Goal of the exercise
Images should be left out, and everything else in the listing reproduced exactly.

Material
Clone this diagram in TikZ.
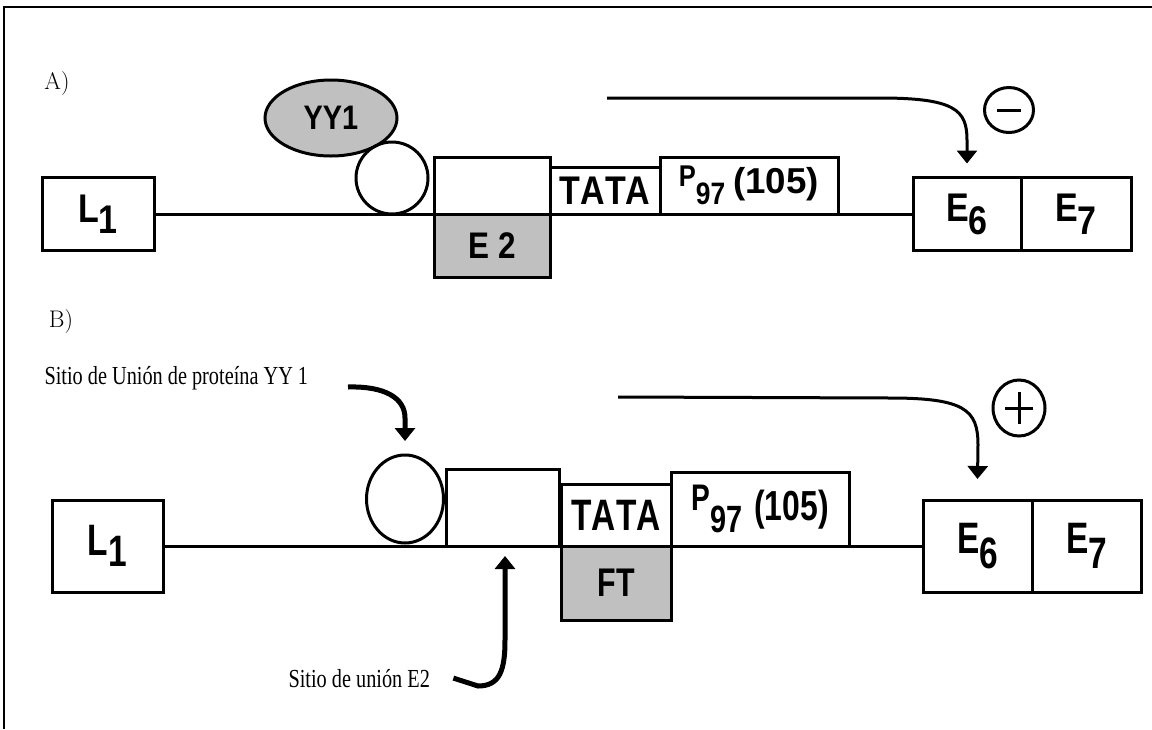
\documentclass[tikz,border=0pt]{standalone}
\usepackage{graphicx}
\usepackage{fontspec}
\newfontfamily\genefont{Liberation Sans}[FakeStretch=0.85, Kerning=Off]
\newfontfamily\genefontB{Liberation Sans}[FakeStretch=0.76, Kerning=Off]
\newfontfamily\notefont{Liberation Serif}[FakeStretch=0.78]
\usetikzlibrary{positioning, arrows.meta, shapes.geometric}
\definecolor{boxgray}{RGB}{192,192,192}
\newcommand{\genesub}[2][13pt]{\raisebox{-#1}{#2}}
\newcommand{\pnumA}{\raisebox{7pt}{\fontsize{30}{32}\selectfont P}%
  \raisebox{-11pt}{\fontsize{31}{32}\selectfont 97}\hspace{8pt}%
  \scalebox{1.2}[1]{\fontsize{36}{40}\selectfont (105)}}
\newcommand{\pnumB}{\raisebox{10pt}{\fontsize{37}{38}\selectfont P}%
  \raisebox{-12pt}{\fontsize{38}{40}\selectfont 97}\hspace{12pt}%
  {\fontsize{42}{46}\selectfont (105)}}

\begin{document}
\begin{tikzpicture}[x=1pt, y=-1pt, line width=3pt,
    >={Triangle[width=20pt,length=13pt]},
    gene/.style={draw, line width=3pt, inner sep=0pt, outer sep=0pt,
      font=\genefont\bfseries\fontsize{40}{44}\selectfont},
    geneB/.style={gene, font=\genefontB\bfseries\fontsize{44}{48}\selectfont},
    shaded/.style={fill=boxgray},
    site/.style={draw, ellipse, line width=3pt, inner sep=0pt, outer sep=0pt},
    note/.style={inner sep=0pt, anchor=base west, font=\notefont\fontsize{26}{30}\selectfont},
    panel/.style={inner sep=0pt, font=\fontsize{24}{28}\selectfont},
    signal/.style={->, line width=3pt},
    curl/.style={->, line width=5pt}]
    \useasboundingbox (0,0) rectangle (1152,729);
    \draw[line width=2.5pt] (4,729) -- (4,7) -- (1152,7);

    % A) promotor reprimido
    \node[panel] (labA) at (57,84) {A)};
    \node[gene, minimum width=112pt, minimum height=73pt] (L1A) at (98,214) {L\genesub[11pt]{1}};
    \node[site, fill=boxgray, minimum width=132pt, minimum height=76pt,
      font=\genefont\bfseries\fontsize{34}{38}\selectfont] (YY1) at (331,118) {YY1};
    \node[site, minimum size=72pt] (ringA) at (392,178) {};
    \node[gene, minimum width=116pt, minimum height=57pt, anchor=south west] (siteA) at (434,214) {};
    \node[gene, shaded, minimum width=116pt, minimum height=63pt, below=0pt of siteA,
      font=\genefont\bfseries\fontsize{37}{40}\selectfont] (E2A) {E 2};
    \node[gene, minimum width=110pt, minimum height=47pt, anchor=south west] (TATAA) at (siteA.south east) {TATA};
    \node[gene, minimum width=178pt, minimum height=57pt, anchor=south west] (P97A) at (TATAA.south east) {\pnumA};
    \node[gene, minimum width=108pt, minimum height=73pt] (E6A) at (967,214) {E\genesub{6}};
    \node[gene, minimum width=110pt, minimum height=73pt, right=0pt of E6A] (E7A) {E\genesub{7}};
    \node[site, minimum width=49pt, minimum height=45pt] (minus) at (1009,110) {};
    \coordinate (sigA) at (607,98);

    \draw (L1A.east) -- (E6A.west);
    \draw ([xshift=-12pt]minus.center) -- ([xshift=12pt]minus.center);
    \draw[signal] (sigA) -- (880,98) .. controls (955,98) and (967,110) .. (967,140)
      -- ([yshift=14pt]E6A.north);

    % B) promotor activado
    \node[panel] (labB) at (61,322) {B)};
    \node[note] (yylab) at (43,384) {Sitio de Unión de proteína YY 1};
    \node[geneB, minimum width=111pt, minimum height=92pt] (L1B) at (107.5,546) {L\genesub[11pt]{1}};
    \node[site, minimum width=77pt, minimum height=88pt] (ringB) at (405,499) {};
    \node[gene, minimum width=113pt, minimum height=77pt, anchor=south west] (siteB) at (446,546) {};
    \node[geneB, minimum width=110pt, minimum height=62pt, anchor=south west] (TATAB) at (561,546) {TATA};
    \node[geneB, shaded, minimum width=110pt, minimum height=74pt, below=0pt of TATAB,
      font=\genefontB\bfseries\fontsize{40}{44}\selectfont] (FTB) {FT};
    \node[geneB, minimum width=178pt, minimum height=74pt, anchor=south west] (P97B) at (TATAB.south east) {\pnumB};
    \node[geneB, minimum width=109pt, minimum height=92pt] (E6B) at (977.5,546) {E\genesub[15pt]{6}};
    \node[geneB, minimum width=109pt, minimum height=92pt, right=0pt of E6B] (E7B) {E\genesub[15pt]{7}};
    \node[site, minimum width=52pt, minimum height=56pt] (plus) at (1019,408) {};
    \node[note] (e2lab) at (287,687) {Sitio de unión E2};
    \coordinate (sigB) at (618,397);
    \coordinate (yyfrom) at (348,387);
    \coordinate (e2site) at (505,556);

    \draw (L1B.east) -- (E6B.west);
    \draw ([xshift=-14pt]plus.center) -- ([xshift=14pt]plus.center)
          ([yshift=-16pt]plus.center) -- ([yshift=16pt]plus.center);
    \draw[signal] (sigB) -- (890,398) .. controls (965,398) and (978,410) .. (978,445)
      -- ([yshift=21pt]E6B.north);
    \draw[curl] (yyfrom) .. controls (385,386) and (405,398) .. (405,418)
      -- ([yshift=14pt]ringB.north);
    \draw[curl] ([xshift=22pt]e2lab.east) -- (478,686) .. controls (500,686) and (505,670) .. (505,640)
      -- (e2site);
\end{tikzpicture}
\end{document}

Response to this task
Clone this diagram in TikZ.
\documentclass[tikz,border=0pt]{standalone}
\usepackage{graphicx}
\usepackage{fontspec}
\newfontfamily\genefont{Liberation Sans}[FakeStretch=0.85, Kerning=Off]
\newfontfamily\genefontB{Liberation Sans}[FakeStretch=0.76, Kerning=Off]
\newfontfamily\notefont{Liberation Serif}[FakeStretch=0.78]
\usetikzlibrary{positioning, arrows.meta, shapes.geometric}
\definecolor{boxgray}{RGB}{192,192,192}
\newcommand{\genesub}[2][13pt]{\raisebox{-#1}{#2}}
\newcommand{\pnumA}{\raisebox{7pt}{\fontsize{30}{32}\selectfont P}%
  \raisebox{-11pt}{\fontsize{31}{32}\selectfont 97}\hspace{8pt}%
  \scalebox{1.2}[1]{\fontsize{36}{40}\selectfont (105)}}
\newcommand{\pnumB}{\raisebox{10pt}{\fontsize{37}{38}\selectfont P}%
  \raisebox{-12pt}{\fontsize{38}{40}\selectfont 97}\hspace{12pt}%
  {\fontsize{42}{46}\selectfont (105)}}

\begin{document}
\begin{tikzpicture}[x=1pt, y=-1pt, line width=3pt,
    >={Triangle[width=20pt,length=13pt]},
    gene/.style={draw, line width=3pt, inner sep=0pt, outer sep=0pt,
      font=\genefont\bfseries\fontsize{40}{44}\selectfont},
    geneB/.style={gene, font=\genefontB\bfseries\fontsize{44}{48}\selectfont},
    shaded/.style={fill=boxgray},
    site/.style={draw, ellipse, line width=3pt, inner sep=0pt, outer sep=0pt},
    note/.style={inner sep=0pt, anchor=base west, font=\notefont\fontsize{26}{30}\selectfont},
    panel/.style={inner sep=0pt, font=\fontsize{24}{28}\selectfont},
    signal/.style={->, line width=3pt},
    curl/.style={->, line width=5pt}]
    \useasboundingbox (0,0) rectangle (1152,729);
    \draw[line width=2.5pt] (4,729) -- (4,7) -- (1152,7);

    % A) promotor reprimido
    \node[panel] (labA) at (57,84) {A)};
    \node[gene, minimum width=112pt, minimum height=73pt] (L1A) at (98,214) {L\genesub[11pt]{1}};
    \node[site, fill=boxgray, minimum width=132pt, minimum height=76pt,
      font=\genefont\bfseries\fontsize{34}{38}\selectfont] (YY1) at (331,118) {YY1};
    \node[site, minimum size=72pt] (ringA) at (392,178) {};
    \node[gene, minimum width=116pt, minimum height=57pt, anchor=south west] (siteA) at (434,214) {};
    \node[gene, shaded, minimum width=116pt, minimum height=63pt, below=0pt of siteA,
      font=\genefont\bfseries\fontsize{37}{40}\selectfont] (E2A) {E 2};
    \node[gene, minimum width=110pt, minimum height=47pt, anchor=south west] (TATAA) at (siteA.south east) {TATA};
    \node[gene, minimum width=178pt, minimum height=57pt, anchor=south west] (P97A) at (TATAA.south east) {\pnumA};
    \node[gene, minimum width=108pt, minimum height=73pt] (E6A) at (967,214) {E\genesub{6}};
    \node[gene, minimum width=110pt, minimum height=73pt, right=0pt of E6A] (E7A) {E\genesub{7}};
    \node[site, minimum width=49pt, minimum height=45pt] (minus) at (1009,110) {};
    \coordinate (sigA) at (607,98);

    \draw (L1A.east) -- (E6A.west);
    \draw ([xshift=-12pt]minus.center) -- ([xshift=12pt]minus.center);
    \draw[signal] (sigA) -- (880,98) .. controls (955,98) and (967,110) .. (967,140)
      -- ([yshift=14pt]E6A.north);

    % B) promotor activado
    \node[panel] (labB) at (61,322) {B)};
    \node[note] (yylab) at (43,384) {Sitio de Unión de proteína YY 1};
    \node[geneB, minimum width=111pt, minimum height=92pt] (L1B) at (107.5,546) {L\genesub[11pt]{1}};
    \node[site, minimum width=77pt, minimum height=88pt] (ringB) at (405,499) {};
    \node[gene, minimum width=113pt, minimum height=77pt, anchor=south west] (siteB) at (446,546) {};
    \node[geneB, minimum width=110pt, minimum height=62pt, anchor=south west] (TATAB) at (561,546) {TATA};
    \node[geneB, shaded, minimum width=110pt, minimum height=74pt, below=0pt of TATAB,
      font=\genefontB\bfseries\fontsize{40}{44}\selectfont] (FTB) {FT};
    \node[geneB, minimum width=178pt, minimum height=74pt, anchor=south west] (P97B) at (TATAB.south east) {\pnumB};
    \node[geneB, minimum width=109pt, minimum height=92pt] (E6B) at (977.5,546) {E\genesub[15pt]{6}};
    \node[geneB, minimum width=109pt, minimum height=92pt, right=0pt of E6B] (E7B) {E\genesub[15pt]{7}};
    \node[site, minimum width=52pt, minimum height=56pt] (plus) at (1019,408) {};
    \node[note] (e2lab) at (287,687) {Sitio de unión E2};
    \coordinate (sigB) at (618,397);
    \coordinate (yyfrom) at (348,387);
    \coordinate (e2site) at (505,556);

    \draw (L1B.east) -- (E6B.west);
    \draw ([xshift=-14pt]plus.center) -- ([xshift=14pt]plus.center)
          ([yshift=-16pt]plus.center) -- ([yshift=16pt]plus.center);
    \draw[signal] (sigB) -- (890,398) .. controls (965,398) and (978,410) .. (978,445)
      -- ([yshift=21pt]E6B.north);
    \draw[curl] (yyfrom) .. controls (385,386) and (405,398) .. (405,418)
      -- ([yshift=14pt]ringB.north);
    \draw[curl] ([xshift=22pt]e2lab.east) -- (478,686) .. controls (500,686) and (505,670) .. (505,640)
      -- (e2site);
\end{tikzpicture}
\end{document}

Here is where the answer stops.